Upper-price high-volatility: the mixed formula and direct-erfc formula are all within 1 ulp in this window. The pure-erfcx identity is worse because it exposes cancellation/rounding in erfcx(q1) - erfcx(q2) instead of routing negative-side arguments through erfc.

Timing

Timing was measured on the same 6144 local-window samples, best of five passes with 2000 sweeps per pass, using cargo run --release.

backend	ns/call
Default/current	25.07
Jaeckel acc libm+Commons	24.80
Jaeckel acc Cody+Cody	26.55
Jaeckel acc Johnson+Johnson	25.39
Jaeckel acc libm+Cody	23.44
Jaeckel acc libm+Johnson	24.28
Jaeckel I/II + pure Commons	24.83
Commons erfcx-mixed	19.80
IG statmod upper	63.00
Cody erfcx-mixed	17.92
Johnson erfcx-mixed	19.27
libm erfc direct	26.89
Commons pure-erfcx	21.32
Cody pure-erfcx	19.20
Johnson pure-erfcx	19.59

These timings are for the formula kernels on this artificial local-window mix, not for the full IV solvers. The temporary Jaeckel backend rows include a small runtime selector used only by the diagnostic harness. The default is slower than the generic mixed formulas because it does more routing and uses the Region I/II expansion machinery, but the accuracy gain in tiny near-ATM and low-volatility OTM zones is large.

Takeaways

A raw erfcx(x) benchmark overstates the relevance of the negative-erfcx tail for the stable Black price.

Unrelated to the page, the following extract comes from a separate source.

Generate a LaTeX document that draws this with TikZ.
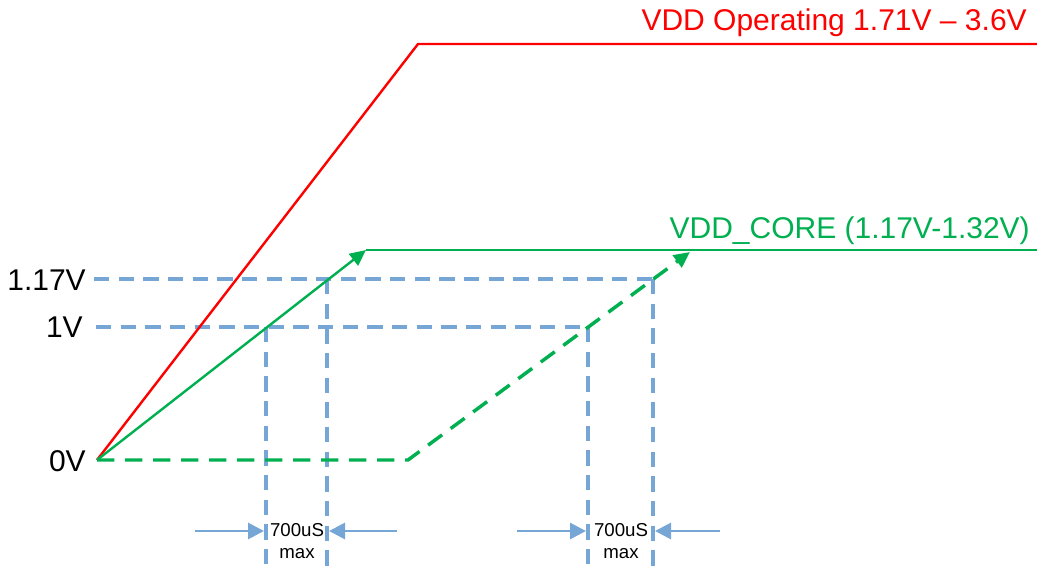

The mixed formula avoids much of that tail by using erfc on negative-side arguments.
The most important Black-formula accuracy zones here are tiny near-ATM and low-volatility OTM, where formula structure dominates backend choice.
For a generic erfcx-mixed Black formula, Apache Commons is the best of the three tested erfcx backends on the low-vol OTM window, Cody is usually close, and Johnson is somewhat weaker near the branch transition.
For the full Jaeckel accurate formula, all tested backend combinations are essentially tied: global p50 = 1 ulp, max = 40 to 42 ulps, and the sensitive tiny near-ATM window stays within 1 ulp for every backend.
In these sampled windows, swapping Cody or Johnson erf/erfc together with erfcx gives the same aggregate result as keeping libm erf/erfc and swapping only erfcx.
Keeping Jaeckel Regions I/II but using a pure Commons-erfcx fallback is simpler, but not accuracy-equivalent to the default: it matches the default in tiny near-ATM and lower-tail windows, then loses up to 1570 ulps in the high-volatility upper-price fallback region.
The pure-erfcx fallback is not a clear speed win either; in this release-mode diagnostic it was effectively tied with the mixed Jaeckel fallback, while the generic pure-erfcx kernel was slower than the generic mixed Commons kernel.
The inverse-Gaussian/statmod representation is a valid Black formula, but not an accuracy replacement for Jaeckel’s expanded evaluator here: even with a Rust log1mexp cancellation tweak, it loses up to 6608 ulps in the tiny near-ATM window and 7666 ulps in the low-volatility OTM window, and the straightforward scalar port is much slower.
The default remains the accuracy-favored choice because the Jaeckel Region I/II expansions reduce errors from thousands of ulps to tens of ulps or better in the sensitive windows.

References

For the Cody Netlib Slatec code Rational Chebyshev approximations for the error function by W. J. Cody, Math. Comp., 1969, PP. 631-638
For the Apache Commons Number code, this issue description gives a good overview of the implementation, which is a mix of Boost rational functions and Cody rational function to obtain the best accuracy.
Steven G. Johnson mentions in his code the following:

(…) I originally used an erfcx routine derived from DERFC in SLATEC, but I have since replaced it with a much faster routine written by me which uses a combination of continued-fraction expansions and a lookup table of Chebyshev polynomials. For speed, I implemented a similar algorithm for Im[w(x)] of real x, since this comes up frequently in the other error functions.

TensorFlow makes use of a Chebyshev approximation from M. Shepherd and J. Laframboise, Chebyshev approximation of (1 + 2 * x) * exp(x^2) * erfc(x) (1981)